Los parroquianos tienen buen paladar y Marta y Saúl tienen buena mano replicando lo aprendido en casa y en la escuela. “Yo estoy aquí por mis tías, en especial por Mari Tere, y por mi abuela Consuelo, quien regentaba un bar en Sevilla. Las veía cocinar y me llamaba la atención. Además, me encantaba comer también, nunca le he dicho que no a nada”, recuerda Saúl. La receta de crestas es autoría de su tía Tere y los platos fríos “rollo andaluz” como los huevos rellenos o la ensaladilla corresponden a su abuela Consuelo. “Hacemos lo que a nosotros nos gusta con el producto de siempre. Vamos a lo tradicional. Y no queremos perder la tradición del guiso, es nuestro punto fuerte”, explican alalimón. Tanto la carnicería, como la casquería o la frutería que les suministran están ubicadas a menos de 300 metros de distancia: son las ventajas de trabajar en el pueblo.

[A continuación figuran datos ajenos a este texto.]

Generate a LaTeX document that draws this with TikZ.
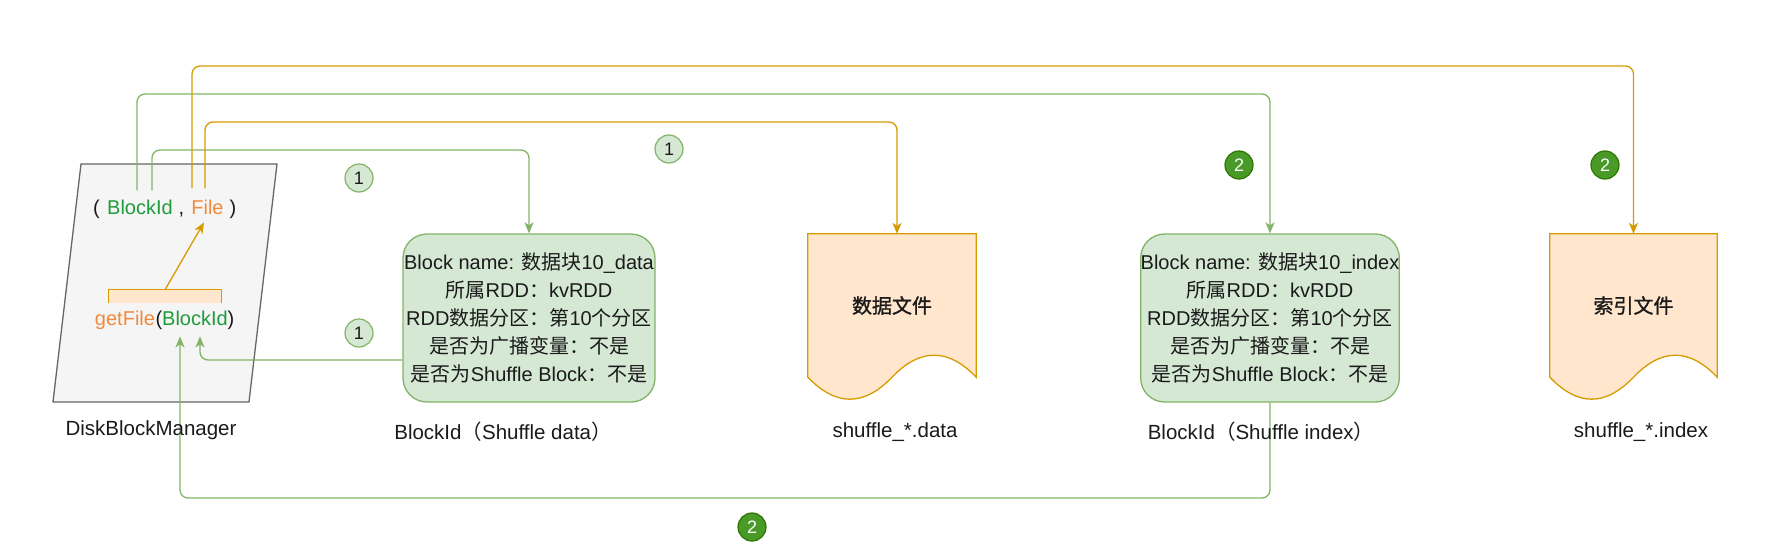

Marta siempre supo que quería cocinar y encontró a los mejores mentores en su familia y en los fogones. “Mi madre tuvo un restaurante en Zamora cuando yo tenía dos años, una crepería. Y mi padre, un bar de copas. Además, cocinaba muy bien”. Tras finalizar el instituto, cursó el Grado Superior de Dirección de Cocina. Realizó las prácticas en el Empalme de Rionegro del Puente, el templo de las setas capitaneado por Gloria y recomendado por la Guía Repsol. Además, durante quince días, tuvo el privilegio de adentrarse en el restaurante 'Arzak' de San Sebastián (3 Soles Guía Repsol).

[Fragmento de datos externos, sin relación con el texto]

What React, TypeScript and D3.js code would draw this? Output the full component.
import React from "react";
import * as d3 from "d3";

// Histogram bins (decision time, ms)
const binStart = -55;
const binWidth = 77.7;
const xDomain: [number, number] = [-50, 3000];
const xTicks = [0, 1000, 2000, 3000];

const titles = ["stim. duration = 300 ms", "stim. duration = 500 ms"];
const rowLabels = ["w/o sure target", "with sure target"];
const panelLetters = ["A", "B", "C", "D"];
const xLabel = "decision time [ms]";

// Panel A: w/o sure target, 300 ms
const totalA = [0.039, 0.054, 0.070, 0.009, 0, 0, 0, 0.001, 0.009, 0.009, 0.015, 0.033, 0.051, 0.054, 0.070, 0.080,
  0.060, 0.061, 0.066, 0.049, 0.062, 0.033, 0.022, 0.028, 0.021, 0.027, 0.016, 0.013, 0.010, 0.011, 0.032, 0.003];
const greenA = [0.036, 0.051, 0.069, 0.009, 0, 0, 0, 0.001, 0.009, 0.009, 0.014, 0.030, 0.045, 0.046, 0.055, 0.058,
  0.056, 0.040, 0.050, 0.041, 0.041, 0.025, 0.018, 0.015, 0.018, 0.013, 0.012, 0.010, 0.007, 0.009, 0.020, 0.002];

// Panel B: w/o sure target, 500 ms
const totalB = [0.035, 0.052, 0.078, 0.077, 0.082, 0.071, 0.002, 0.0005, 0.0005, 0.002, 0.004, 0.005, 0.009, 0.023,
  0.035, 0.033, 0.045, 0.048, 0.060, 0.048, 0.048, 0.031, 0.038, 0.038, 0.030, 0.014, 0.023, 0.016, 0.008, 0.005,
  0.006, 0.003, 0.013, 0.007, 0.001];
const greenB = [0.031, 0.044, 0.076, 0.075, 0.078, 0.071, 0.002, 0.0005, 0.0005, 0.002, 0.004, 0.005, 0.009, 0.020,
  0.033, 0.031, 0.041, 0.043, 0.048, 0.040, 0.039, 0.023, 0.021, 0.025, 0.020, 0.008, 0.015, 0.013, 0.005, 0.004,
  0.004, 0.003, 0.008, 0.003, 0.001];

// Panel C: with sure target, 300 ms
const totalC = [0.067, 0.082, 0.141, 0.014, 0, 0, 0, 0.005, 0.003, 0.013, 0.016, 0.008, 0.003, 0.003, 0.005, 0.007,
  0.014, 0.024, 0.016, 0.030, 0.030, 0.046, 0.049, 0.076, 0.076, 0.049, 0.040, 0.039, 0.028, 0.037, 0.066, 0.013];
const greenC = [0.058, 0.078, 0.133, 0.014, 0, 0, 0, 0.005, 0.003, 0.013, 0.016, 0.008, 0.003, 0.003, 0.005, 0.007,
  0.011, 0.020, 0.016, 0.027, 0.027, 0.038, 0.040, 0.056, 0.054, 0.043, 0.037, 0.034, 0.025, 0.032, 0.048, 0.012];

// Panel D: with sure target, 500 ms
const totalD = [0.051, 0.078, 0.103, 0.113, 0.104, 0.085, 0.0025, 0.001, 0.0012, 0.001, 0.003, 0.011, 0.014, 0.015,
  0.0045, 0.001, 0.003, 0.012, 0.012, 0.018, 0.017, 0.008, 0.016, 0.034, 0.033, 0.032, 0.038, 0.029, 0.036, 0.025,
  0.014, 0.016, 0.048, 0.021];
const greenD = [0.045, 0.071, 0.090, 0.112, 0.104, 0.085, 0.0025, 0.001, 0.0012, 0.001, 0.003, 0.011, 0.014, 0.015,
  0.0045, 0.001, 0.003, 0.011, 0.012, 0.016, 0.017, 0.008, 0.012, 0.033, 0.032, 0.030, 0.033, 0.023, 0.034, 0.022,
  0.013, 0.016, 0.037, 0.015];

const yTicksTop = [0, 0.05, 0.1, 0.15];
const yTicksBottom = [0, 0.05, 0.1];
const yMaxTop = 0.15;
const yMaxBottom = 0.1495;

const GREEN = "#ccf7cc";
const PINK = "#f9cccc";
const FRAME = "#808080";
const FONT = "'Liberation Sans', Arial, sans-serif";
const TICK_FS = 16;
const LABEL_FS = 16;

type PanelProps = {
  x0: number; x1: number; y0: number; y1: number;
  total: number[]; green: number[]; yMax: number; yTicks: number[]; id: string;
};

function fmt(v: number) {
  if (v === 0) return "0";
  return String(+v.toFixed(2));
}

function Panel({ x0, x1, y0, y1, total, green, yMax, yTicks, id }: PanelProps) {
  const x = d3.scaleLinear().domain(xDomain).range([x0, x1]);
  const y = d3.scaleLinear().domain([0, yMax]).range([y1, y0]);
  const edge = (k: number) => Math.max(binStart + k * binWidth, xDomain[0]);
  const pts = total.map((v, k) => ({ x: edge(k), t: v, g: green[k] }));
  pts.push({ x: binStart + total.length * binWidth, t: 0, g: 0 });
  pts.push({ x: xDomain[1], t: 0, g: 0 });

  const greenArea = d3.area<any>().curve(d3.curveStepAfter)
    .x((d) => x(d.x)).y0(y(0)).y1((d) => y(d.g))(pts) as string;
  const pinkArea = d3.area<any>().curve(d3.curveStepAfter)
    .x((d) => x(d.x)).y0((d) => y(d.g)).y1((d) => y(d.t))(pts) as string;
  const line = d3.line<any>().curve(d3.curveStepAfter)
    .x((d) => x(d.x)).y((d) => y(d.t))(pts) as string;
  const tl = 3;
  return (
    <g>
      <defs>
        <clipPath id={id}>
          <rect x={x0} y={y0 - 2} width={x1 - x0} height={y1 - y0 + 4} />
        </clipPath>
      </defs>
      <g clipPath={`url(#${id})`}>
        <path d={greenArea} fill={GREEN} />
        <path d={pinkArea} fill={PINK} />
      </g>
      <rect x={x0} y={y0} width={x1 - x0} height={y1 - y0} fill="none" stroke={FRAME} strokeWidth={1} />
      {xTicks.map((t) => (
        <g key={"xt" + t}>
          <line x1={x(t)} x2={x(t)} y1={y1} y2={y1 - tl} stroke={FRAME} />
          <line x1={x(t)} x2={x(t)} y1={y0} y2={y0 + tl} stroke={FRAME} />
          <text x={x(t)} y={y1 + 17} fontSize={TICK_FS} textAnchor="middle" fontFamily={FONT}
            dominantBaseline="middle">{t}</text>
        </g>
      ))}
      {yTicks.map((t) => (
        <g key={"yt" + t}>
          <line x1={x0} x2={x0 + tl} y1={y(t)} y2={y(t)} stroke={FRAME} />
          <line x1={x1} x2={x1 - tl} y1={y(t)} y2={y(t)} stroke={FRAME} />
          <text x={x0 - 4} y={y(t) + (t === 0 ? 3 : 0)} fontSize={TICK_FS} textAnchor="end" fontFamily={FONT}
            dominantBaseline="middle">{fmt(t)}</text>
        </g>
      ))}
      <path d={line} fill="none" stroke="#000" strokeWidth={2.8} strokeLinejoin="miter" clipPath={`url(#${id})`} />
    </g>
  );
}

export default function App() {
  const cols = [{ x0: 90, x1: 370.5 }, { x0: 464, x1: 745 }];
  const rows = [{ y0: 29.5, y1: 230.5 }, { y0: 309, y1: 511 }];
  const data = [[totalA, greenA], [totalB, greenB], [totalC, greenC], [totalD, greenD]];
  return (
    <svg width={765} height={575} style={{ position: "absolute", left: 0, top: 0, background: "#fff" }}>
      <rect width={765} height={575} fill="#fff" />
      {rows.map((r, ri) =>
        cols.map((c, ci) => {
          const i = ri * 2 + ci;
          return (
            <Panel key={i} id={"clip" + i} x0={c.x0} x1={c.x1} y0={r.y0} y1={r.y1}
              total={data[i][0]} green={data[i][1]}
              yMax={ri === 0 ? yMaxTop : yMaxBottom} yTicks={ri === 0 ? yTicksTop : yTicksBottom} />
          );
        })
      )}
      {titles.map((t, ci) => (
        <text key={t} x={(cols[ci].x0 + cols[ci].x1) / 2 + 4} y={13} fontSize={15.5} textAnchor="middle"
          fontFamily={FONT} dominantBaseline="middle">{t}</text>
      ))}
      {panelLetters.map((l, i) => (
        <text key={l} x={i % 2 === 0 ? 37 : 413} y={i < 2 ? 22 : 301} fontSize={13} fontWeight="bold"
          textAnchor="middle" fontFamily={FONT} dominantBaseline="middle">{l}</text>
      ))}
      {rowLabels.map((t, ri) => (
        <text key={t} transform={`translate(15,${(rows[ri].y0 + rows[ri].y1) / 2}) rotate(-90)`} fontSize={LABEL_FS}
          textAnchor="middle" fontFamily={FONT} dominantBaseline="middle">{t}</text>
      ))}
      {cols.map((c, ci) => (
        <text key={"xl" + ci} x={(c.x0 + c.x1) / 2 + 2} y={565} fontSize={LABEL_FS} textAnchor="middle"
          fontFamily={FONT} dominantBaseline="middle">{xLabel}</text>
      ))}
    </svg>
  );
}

Tras finalizar los estudios, estuvo un tiempo en el restaurante 'Padornelo' de Sanabria dando de comer a los obreros que trabajaban en la construcción del AVE a Galicia. Posteriormente, se marchó a Ibiza a trabajar cinco años en un restaurante de cocina tailandesa, donde reconoce que aprendió "un montón”. Y durante los dos últimos años se trasladó a un moderno beach club dirigido a la clientela inglesa, hasta que un día se cansó del ritmo frenético del trabajo en la la isla y regresó a Zamora. “Falleció mi padre y al principio venía y me volvía a marchar. Mi madre siempre me decía que la tierra tira mucho y tuve muchos dilemas mentales de si quedarme o no quedarme. Pero ahora mucha gente joven de mi edad también ha vuelto y eso hace más casa. Ahora estoy a gustísimo en Zamora”, confiesa.

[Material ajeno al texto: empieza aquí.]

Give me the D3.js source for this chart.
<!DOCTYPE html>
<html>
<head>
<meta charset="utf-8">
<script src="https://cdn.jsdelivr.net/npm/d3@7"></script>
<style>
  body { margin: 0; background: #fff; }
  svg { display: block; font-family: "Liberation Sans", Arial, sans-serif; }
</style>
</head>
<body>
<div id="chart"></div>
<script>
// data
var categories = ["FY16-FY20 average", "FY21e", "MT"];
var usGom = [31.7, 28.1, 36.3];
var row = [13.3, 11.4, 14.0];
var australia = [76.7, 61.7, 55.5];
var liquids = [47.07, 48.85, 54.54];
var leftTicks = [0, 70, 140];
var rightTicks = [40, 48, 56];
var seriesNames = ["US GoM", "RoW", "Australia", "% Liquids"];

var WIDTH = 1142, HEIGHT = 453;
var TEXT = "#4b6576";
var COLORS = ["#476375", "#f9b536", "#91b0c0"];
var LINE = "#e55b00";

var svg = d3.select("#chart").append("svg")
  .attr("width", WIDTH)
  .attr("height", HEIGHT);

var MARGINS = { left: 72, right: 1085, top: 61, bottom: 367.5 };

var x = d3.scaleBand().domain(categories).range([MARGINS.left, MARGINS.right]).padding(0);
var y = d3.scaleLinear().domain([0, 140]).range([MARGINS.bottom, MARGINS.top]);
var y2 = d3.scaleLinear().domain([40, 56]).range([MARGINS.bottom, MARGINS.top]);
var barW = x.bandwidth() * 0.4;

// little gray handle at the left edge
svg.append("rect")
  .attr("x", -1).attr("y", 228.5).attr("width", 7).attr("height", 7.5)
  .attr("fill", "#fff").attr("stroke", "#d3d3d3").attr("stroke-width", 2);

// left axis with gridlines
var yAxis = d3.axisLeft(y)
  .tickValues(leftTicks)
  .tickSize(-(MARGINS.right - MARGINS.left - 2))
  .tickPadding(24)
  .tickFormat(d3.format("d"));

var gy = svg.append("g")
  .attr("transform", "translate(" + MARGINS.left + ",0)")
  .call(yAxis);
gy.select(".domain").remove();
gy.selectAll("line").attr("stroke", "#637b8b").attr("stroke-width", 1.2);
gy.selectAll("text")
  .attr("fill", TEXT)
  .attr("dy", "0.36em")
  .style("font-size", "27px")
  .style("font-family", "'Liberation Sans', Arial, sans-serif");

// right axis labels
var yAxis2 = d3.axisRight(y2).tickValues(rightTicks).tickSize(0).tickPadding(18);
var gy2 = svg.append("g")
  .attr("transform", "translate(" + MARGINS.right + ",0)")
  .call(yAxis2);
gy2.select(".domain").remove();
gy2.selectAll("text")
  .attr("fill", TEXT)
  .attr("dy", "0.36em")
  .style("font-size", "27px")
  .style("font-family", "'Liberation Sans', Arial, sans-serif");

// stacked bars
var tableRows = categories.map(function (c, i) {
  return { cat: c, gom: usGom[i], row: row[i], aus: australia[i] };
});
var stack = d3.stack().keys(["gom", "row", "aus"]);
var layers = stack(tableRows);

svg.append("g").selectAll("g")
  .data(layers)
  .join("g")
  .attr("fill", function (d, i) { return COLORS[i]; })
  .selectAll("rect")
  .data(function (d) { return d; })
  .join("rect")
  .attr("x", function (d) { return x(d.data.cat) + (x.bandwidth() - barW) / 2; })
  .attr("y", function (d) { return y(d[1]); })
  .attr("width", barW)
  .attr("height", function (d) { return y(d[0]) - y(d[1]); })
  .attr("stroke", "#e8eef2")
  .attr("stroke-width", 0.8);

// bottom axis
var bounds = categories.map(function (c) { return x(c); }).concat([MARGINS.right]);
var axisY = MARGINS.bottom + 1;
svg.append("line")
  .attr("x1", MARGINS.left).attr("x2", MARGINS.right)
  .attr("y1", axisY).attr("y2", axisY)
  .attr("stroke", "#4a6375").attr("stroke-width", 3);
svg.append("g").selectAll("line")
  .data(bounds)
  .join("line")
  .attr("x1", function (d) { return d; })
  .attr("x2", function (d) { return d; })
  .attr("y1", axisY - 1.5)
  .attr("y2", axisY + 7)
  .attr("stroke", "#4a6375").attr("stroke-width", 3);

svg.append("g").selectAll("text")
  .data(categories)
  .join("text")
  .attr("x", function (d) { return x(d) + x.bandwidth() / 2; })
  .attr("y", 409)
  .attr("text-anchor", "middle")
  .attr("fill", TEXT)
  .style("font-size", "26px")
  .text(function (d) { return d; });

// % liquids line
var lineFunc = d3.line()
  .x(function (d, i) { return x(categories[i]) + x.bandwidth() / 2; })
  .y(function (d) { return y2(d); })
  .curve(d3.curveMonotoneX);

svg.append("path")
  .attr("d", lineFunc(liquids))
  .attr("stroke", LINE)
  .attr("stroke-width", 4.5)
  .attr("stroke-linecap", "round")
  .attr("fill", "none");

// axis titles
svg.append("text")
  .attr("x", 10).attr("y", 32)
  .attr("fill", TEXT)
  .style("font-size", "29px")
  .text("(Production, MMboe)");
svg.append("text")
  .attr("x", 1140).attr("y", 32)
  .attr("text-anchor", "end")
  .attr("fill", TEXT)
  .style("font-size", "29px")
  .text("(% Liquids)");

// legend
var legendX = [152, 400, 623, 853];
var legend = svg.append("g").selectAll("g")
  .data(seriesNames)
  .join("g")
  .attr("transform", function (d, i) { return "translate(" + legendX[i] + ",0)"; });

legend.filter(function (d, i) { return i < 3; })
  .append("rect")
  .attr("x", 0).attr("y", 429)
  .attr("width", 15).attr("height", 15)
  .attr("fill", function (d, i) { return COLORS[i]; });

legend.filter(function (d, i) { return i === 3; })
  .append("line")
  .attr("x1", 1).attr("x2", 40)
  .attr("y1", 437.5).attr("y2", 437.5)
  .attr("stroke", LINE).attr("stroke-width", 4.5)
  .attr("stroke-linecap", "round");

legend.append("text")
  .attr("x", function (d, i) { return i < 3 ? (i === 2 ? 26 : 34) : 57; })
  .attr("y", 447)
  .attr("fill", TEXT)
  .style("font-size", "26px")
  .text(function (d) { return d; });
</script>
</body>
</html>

Recordando sus primeras experiencias laborales, Saúl tiene una bonita revelación: “Yo empecé en Moraleja del Vino… ¡No, no! ¡Yo empecé aquí, en el Club de Jubilados! Yo venía por las tardes para que Flor se fuera a echar la siesta y me quedaba poniendo cafés”, rememora con sorpresa. Al igual que Marta, Saúl también renegó del pueblo durante los primeros años rebeldes de juventud y se mudó a Sevilla y a Madrid. En la capital trabajó en Chueca y en Gran Vía. Volvió a Zamora y cuando quería dejar la hostelería, recibió la llamada de Marta: “Vente para Ibiza”. “En la isla empezamos a picarnos, a hablar de lo que haríamos en nuestros propios restaurantes, esto, lo otro. Y nos dimos cuenta de que teníamos una idea en común. Currábamos muy bien y nos entendíamos muy bien”. Exhaustos de nuevo de la vida en grandes urbes, los dos regresaron a Zamora y trabajaron en los restaurantes de renombre y de moda en la capital. Hasta que surgió la oportunidad del club en Villaralbo y se cambiaron por completo al estilo de vida slow life como dos jubilados más.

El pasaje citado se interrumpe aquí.